Dass in den mittlerweile selbständigen Gemeinden des alten Kirchspiels in Langen, Gersten, Handrup und Wettrup nur wenige evangelische Familien lebten hielt den reformierten Geistlichen nicht von der Erforschung der dortigen Siedlungs- und Höfegeschichten ab. Dies brachte ihm auch bei der katholischen Bevölkerungsmehrheit viel Anerkennung und so trug er wesentlich zur Verbesserung im Verhältnis der Konfessionen in Lengerich bei.

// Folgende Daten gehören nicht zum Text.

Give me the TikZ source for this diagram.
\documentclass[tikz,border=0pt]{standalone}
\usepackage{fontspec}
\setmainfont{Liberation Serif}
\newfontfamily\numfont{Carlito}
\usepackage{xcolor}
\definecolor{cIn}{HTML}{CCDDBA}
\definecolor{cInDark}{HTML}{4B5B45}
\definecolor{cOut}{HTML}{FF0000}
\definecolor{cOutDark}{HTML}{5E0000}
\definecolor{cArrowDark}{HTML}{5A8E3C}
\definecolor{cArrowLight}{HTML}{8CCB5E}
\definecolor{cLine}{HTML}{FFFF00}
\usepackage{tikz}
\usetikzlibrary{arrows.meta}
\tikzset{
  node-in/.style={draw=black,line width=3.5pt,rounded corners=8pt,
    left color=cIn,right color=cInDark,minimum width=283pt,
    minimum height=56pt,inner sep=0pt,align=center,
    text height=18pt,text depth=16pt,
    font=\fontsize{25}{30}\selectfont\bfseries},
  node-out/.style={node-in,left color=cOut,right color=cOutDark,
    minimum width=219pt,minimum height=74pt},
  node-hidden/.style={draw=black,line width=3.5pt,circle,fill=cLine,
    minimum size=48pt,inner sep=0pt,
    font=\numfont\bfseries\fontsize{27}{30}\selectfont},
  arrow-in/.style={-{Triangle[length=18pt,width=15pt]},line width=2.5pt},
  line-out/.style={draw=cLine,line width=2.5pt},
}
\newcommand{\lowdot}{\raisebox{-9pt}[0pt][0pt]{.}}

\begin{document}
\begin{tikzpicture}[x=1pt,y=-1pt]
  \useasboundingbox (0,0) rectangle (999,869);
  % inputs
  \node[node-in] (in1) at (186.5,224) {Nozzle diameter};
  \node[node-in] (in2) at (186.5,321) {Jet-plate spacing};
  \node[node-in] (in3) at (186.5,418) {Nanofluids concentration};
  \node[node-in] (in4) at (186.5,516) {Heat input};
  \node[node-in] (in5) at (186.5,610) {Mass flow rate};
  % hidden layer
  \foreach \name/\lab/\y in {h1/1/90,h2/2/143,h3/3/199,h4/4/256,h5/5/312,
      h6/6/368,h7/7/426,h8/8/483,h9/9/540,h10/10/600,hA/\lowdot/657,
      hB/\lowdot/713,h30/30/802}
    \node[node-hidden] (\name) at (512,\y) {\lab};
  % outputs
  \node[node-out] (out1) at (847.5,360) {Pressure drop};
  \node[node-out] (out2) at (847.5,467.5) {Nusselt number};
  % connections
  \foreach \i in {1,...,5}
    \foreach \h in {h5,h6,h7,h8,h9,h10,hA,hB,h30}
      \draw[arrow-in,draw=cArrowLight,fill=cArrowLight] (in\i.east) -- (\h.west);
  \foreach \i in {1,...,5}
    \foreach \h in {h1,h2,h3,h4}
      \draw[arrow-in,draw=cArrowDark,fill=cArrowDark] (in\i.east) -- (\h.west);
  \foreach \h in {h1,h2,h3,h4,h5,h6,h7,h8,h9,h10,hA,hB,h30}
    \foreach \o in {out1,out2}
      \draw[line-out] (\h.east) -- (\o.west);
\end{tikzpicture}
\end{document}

Einweihung des Kriegerehrenmals auf dem Friedhof in Wettrup, 1921

Mehrfach hielt Meier Bildervorträge zur Geschichte Lengerichs. Leider konnten wegen der schwierigen Zeitumstände nur wenige seiner Forschungen veröffentlicht werden. Die meisten Hofgeschichten wurden nur in sehr geringer Auflage mit Durchschlagpapier auf einer Schreibmaschine vervielfältigt. Und als im Krieg selbst dafür das Papier knapp wurde, notierte und kopierte er seine Beiträge auf die Rückseiten von amtlichen Rundschreiben.

Die Familie Passe in Wettrup, um 1870

In Wettrup erkannte Meier die Entstehung der mittelalterlichen Bauerschaft rings um einen alten Schultenhof. Der Deichwall markierte dort einst die Grenze zum Osnabrücker Land und schon 1522 wurde hier eine Kapelle errichtet.

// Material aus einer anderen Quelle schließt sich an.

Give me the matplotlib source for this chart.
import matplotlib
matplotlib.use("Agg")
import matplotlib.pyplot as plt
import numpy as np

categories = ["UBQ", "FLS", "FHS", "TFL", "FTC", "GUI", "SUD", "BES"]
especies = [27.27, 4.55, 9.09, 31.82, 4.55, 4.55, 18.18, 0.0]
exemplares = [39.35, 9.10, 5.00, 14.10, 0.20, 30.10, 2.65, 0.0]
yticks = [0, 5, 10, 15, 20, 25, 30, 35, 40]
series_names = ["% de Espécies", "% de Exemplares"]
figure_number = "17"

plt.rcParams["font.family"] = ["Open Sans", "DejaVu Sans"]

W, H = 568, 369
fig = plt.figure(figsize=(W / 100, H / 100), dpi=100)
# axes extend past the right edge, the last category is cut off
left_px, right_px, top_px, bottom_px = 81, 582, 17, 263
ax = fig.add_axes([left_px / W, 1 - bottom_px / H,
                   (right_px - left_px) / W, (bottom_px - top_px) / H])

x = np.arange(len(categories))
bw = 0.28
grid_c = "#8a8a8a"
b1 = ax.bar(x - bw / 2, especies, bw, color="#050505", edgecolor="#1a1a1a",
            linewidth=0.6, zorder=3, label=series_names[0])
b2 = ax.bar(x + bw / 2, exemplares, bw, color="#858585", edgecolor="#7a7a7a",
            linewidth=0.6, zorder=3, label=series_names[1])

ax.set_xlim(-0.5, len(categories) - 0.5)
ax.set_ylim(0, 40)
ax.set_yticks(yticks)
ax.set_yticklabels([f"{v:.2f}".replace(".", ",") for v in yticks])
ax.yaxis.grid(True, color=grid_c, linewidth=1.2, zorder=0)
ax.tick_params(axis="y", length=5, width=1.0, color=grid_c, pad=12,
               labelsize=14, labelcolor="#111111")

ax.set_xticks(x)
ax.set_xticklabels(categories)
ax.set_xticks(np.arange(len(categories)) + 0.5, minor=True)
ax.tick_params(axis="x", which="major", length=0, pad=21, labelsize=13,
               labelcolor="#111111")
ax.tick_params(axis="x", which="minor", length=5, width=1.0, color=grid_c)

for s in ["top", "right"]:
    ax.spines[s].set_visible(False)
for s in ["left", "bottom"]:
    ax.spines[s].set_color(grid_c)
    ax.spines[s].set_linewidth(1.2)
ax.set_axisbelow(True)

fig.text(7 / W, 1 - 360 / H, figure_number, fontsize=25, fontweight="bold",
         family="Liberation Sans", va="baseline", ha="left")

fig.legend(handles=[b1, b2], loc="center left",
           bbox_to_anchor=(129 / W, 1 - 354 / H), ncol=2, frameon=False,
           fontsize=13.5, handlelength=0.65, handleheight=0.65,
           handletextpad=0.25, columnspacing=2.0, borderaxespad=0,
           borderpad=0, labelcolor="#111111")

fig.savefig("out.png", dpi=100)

Die Familie Töppe-Hunfeld vor ihrem Bauernhof in Handrup
Der alte Hof Oermann in Handrup
Eifriege Schüler des Internats am Kloster Handrup

In Handrup untersuchte er neben der Struktur der alten Bauerschaften Handrup und Hestrup auch die Erweiterung des Ortes in Richtung Penninghusen und Hundehövel.

Aus einer mittelalterlichen Hofteilung in der Hof Bregenmeiners in Gersten hervor
Die Familie Bregenmeiners vor dem schmucken Fachwerkgiebel ihres Hauses

Reihensiedlungen entlang flacher Höhenzüge beobachtete Pastor Meier in Unter- und Obergersten, wo später auch die Kirche und das heute Dorf entstanden. Hinzu kam dort die Bauerschaft Drope als alter Siedlungskern.

Der Schultenhof in Langen ging aus einem alten Adelssitz hervor
Die Bauernfamilie Gerling in Langen, um 1900
Viel Arbeit auf dem Hof Susse in Langen-Espel

Langen entstand aus einer ganzen Reihe von Bauerschaften: Ruten und Espel, Rentrup und Nordholte sowie Langen selber mit dem früheren Schultenhof und dem Rittersitz Grumsmühlen, der aus einer alten Wassermühle hervorging. Erst mit dem Bau der Kirche entstand hier zu Beginn des 20. Jahrhunderts ein Dorfkern im Mittelpunkt der weitläufigen Gemeinde.